SPIEGEL ONLINE: Warum war das nötig?
Wehler: Man kann natürlich immer sagen, dass der Streit mit Argumenten ausgefochten werden soll. Aber beim Holocaust geht es um einen industriellen Massenmord an sechs Millionen Menschen, und den schlechterdings zu leugnen, wie es derzeit Eigenart der iranischen Regierung ist, das ist zumindest für die politische Öffentlichkeit in Deutschland eine unerträgliche Situation.
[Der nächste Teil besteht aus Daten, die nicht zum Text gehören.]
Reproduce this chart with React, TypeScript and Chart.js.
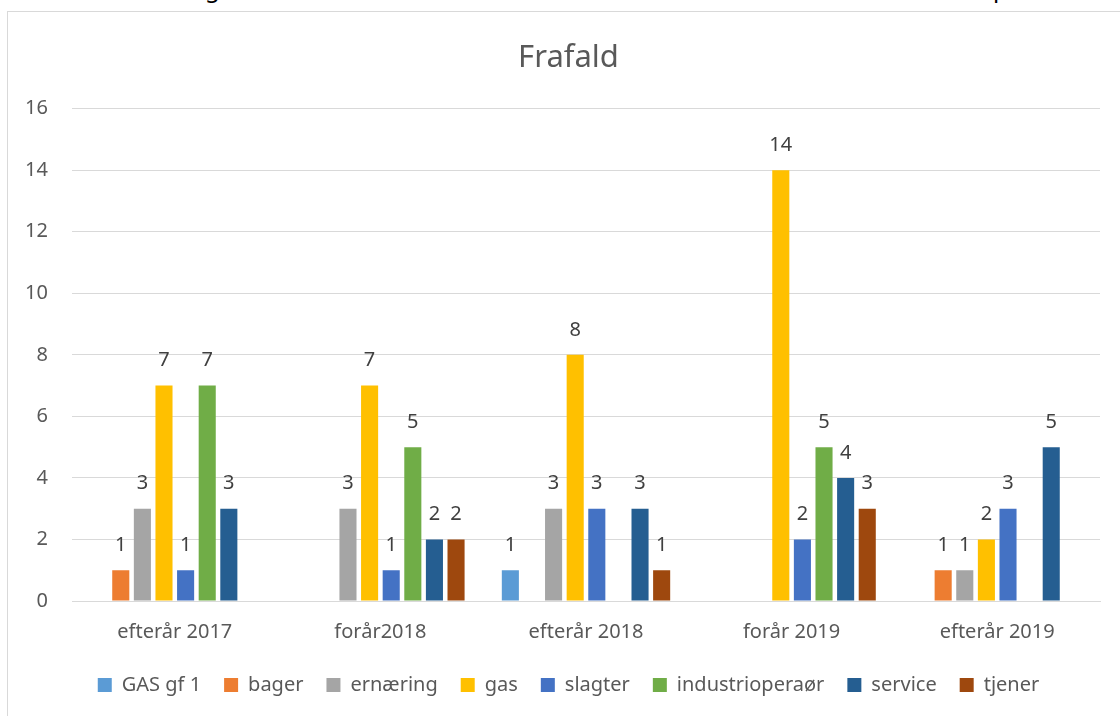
import React, { useEffect, useRef } from "react";
import { Chart, registerables } from "chart.js";

Chart.register(...registerables);

const categories = ["efterår 2017", "forår2018", "efterår 2018", "forår 2019", "efterår 2019"];
const seriesNames = ["GAS gf 1", "bager", "ernæring", "gas", "slagter", "industrioperaør", "service", "tjener"];
const gasGf1 = [null, null, 1, null, null];
const bager = [1, null, null, null, 1];
const ernaering = [3, 3, 3, null, 1];
const gas = [7, 7, 8, 14, 2];
const slagter = [1, 1, 3, 2, 3];
const industrioperaor = [7, 5, null, 5, null];
const service = [3, 2, 3, 4, 5];
const tjener = [null, 2, 1, 3, null];
const yTicks = [0, 2, 4, 6, 8, 10, 12, 14, 16];
const colors = ["#5B9BD5", "#ED7D31", "#A5A5A5", "#FFC000", "#4472C4", "#70AD47", "#255E91", "#9E480E"];

const FONT = "'Noto Sans', sans-serif";

const dataLabelPlugin = {
  id: "dataLabels",
  afterDatasetsDraw(chart: any) {
    const ctx = chart.ctx;
    ctx.save();
    ctx.font = `20px ${FONT}`;
    ctx.fillStyle = "#404040";
    ctx.textAlign = "center";
    ctx.textBaseline = "middle";
    chart.data.datasets.forEach((ds: any, i: number) => {
      const meta = chart.getDatasetMeta(i);
      meta.data.forEach((el: any, j: number) => {
        const v = ds.data[j];
        if (v === null || v === undefined) return;
        ctx.fillText(String(v), el.x, el.y - 25);
      });
    });
    ctx.restore();
  },
};

export default function App() {
  const ref = useRef<HTMLCanvasElement>(null);
  useEffect(() => {
    if (!ref.current) return;
    const all = [gasGf1, bager, ernaering, gas, slagter, industrioperaor, service, tjener];
    const chart = new Chart(ref.current, {
      type: "bar",
      data: {
        labels: categories,
        datasets: all.map((d, i) => ({
          label: seriesNames[i],
          data: d,
          backgroundColor: colors[i],
          borderWidth: 0,
          categoryPercentage: 0.841,
          barPercentage: 0.79,
          yAxisID: "y",
        })),
      },
      options: {
        animation: false,
        responsive: false,
        maintainAspectRatio: false,
        layout: { padding: { left: 26, right: 0, top: 0, bottom: 11 } },
        plugins: {
          title: {
            display: true,
            text: "Frafald",
            color: "#595959",
            font: { family: FONT, size: 31, weight: "normal" as any },
            padding: { top: 40, bottom: 31.5 },
          },
          legend: {
            position: "bottom",
            labels: {
              boxWidth: 14,
              boxHeight: 14,
              padding: 23,
              color: "#595959",
              font: { family: FONT, size: 20 },
            },
          },
          tooltip: { enabled: false },
        },
        scales: {
          x: {
            grid: { display: false, drawTicks: false },
            border: { display: true, color: "#D9D9D9", width: 1 },
            ticks: { color: "#595959", font: { family: FONT, size: 20 }, padding: 19 },
            afterFit: (axis: any) => {
              axis.height = 51;
            },
          },
          y: {
            min: 0,
            max: 16,
            afterBuildTicks: (axis: any) => {
              axis.ticks = yTicks.map((v) => ({ value: v }));
            },
            afterFit: (axis: any) => {
              axis.width = 46;
            },
            grid: { color: "#D9D9D9", lineWidth: 1, drawTicks: false },
            border: { display: false },
            ticks: { color: "#595959", font: { family: FONT, size: 20 }, padding: 24 },
          },
          yRight: {
            type: "linear",
            position: "right",
            display: true,
            grid: { display: false, drawTicks: false },
            border: { display: false },
            ticks: { display: false },
            afterFit: (axis: any) => {
              axis.width = 11;
            },
          },
        },
      },
      plugins: [dataLabelPlugin],
    });
    return () => chart.destroy();
  }, []);

  return (
    <div style={{ position: "fixed", left: 0, top: 0, width: 1120, height: 716, overflow: "hidden", background: "#fff" }}>
      <div style={{ position: "absolute", left: 0, top: 0, width: 1120, height: 5, overflow: "hidden", fontFamily: FONT, fontSize: 24, color: "#000" }}>
        <span style={{ position: "absolute", left: 205, top: -24, lineHeight: "24px" }}>g</span>
        <span style={{ position: "absolute", left: 766, top: -24, lineHeight: "24px" }}>,</span>
        <span style={{ position: "absolute", left: 993, top: -24, lineHeight: "24px" }}>p</span>
      </div>
      <div style={{ position: "absolute", left: 7, top: 11, width: 1140, height: 740, border: "1px solid #D9D9D9" }} />
      <canvas ref={ref} width={1111} height={716} style={{ position: "absolute", left: 0, top: 0, width: 1111, height: 716 }} />
    </div>
  );
}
Und auch weil sich die Rechtsradikalen nach dem ersten NPD-Erfolg in den späten sechziger Jahren als Rächer hervorbrachten, gab es bald eine rechtliche Regelung dahingehend, dass es in Deutschland juristisch verfolgt werden kann, wenn jemand den Massenmord an den Juden im Zweiten Weltkrieg abstreitet. Das ist also ein allmählicher Entwicklungsprozess, der keineswegs sofort nach 1949 eingesetzt hat.
SPIEGEL ONLINE: Wie ist denn das Recht auf freie Meinungsäußerung mit der Strafverfolgung Irvings zu vereinbaren? Halten Sie das für problematisch?
Wehler: Die Leugnung eines so unvorstellbaren Mordes an Millionen - ein Drittel aller Ermordeten waren Kinder unter 14 Jahren - kann man nicht so einfach hinnehmen als etwas, was durch die freie Meinungsäußerung gedeckt ist. Es sollte schon eine Rechtszone geben, in der diese Lüge verfolgt wird. Bei einer Güterabwägung finde ich - so sehr ich für das Recht auf Meinungsfreiheit bin -, kann man die Leugnung des Holocausts nicht mit einem Übermaß an Generösität hinter freier Meinungsäußerung verstecken.
SPIEGEL ONLINE: Außerhalb Europas stößt diese Praxis manchmal auf Kritik. Warum?
Wehler: Unmittelbar ist sie nur für Europäer nachvollziehbar. Und auch für die an Europa grenzenden Länder wie die Ukraine oder Russland ist das einsehbar. Dass das Thema in Anatolien, Brasilien oder China so weit weg ist und deshalb nicht viele interessiert, kann kein Grund für uns sein, auf die Strafverfolgung zu verzichten. Die universelle Gültigkeit dieser Kritik und der Strafverfolgung kann nicht der Maßstab dafür sein, ob man sie unternimmt oder sein lässt.
SPIEGEL ONLINE: Wie schätzen Sie es ein, dass Irving mittlerweile meint, er habe seine Meinung über den Holocaust geändert, weil ihm in letzter Zeit Quellen untergekommen seien, die den Holocaust belegen?
Wehler: Ich weiß nicht, ob sein Anwalt ihm geraten hat, nun den geordneten Rückzug anzutreten. An und für sich ist Irving ein Gesinnungstäter über längere Zeit, und obwohl ich ihn persönlich nicht kenne, kann ich mir nicht vorstellen, dass ein Mann, der fraglos Quellenkenntnisse besitzt und sein Erwachsenenleben mit der deutschen Zeitgeschichte verbracht hat, erst jetzt feststellen will, dass es den Massenmord tatsächlich gegeben hat. Ich halte das für ein taktisches Manöver.